Josh Marshall notes the trend of the Bush Administration and the McCain campaign both quietly adopting Barack Obama's positions in Iraq, Afghanistan, and Iran:
Let's run the list.

McCain and now the White House (via the DOD) are moving toward more US troops in Afghanistan -- a position they've each long opposed and which Obama has been on record in support of for at least a year.

Bush and McCain have each also in different ways tried to nudge closer to Obama's position on withdrawing troops from Iraq. The key shoe falling today is President Bush's embrace of a "time horizon" for withdrawing troops from Iraq. Meanwhile, McCain's declaration of military victory in Iraq seems very much like an effort to get people thinking the troops are coming home soon within the conceptual architecture of his professed goals in Iraq.

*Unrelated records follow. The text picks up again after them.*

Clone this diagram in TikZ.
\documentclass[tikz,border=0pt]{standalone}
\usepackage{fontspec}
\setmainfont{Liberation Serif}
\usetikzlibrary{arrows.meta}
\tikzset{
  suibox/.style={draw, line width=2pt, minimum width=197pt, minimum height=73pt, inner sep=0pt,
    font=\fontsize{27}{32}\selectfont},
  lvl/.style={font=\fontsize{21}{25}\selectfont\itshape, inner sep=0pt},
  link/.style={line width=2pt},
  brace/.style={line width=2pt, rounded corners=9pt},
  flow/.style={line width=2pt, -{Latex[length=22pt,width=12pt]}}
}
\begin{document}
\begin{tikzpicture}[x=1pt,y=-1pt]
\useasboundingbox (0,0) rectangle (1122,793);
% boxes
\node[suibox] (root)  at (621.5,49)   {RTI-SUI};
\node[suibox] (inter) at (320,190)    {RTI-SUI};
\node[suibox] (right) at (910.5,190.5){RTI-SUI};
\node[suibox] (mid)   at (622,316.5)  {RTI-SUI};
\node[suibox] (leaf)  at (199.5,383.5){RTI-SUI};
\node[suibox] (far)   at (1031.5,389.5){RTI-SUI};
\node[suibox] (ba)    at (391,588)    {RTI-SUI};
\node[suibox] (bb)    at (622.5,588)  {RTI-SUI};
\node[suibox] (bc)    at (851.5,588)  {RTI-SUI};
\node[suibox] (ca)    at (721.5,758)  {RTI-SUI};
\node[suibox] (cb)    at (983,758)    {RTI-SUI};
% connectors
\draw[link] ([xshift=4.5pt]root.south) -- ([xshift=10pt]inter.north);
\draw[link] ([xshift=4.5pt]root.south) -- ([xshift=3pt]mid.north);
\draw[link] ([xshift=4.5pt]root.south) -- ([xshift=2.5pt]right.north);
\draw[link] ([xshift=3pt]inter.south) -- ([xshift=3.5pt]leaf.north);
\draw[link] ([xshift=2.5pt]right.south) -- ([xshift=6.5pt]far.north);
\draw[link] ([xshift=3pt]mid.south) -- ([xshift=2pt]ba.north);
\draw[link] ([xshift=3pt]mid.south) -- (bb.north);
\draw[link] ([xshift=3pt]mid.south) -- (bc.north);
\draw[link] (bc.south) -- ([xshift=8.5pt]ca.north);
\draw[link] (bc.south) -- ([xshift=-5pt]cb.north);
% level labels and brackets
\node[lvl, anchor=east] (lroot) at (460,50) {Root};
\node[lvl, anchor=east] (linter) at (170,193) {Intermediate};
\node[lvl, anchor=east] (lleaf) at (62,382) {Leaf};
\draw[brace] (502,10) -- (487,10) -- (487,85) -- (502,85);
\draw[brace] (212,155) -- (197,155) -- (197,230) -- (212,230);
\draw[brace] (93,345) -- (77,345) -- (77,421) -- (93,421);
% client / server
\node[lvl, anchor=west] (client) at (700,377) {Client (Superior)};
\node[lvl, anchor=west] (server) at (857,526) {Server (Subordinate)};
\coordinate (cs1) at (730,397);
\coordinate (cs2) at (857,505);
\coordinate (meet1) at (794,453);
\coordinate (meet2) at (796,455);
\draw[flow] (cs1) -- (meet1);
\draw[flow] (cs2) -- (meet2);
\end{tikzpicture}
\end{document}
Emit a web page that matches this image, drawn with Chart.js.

And finally Iran. I'm not certain what McCain himself has said about Iran in recent days. But over recent months a key line of attack from the president and John McCain has been that Obama is a latter-day Neville Chamberlain for saying we should negotiate with Iran. And now over recent days we've learned that the White House is sending one of its top diplomats to negotiate directly with Iran's nuclear negotiator. And there are growing signs the White House is poised to open a diplomatic interests section (an unofficial diplomatic outpost) in Tehran.

It may all just be an attempt to build some last-minute bragging rights while taking Iraq off the table in the election, but at the end of the day this is still John McCain and George W. Bush tacitly conceding that Barack is right about getting out of Iraq and negotiating with Ahmadinejad, and they were wrong.

One hell of a story, if you can find someone to report it.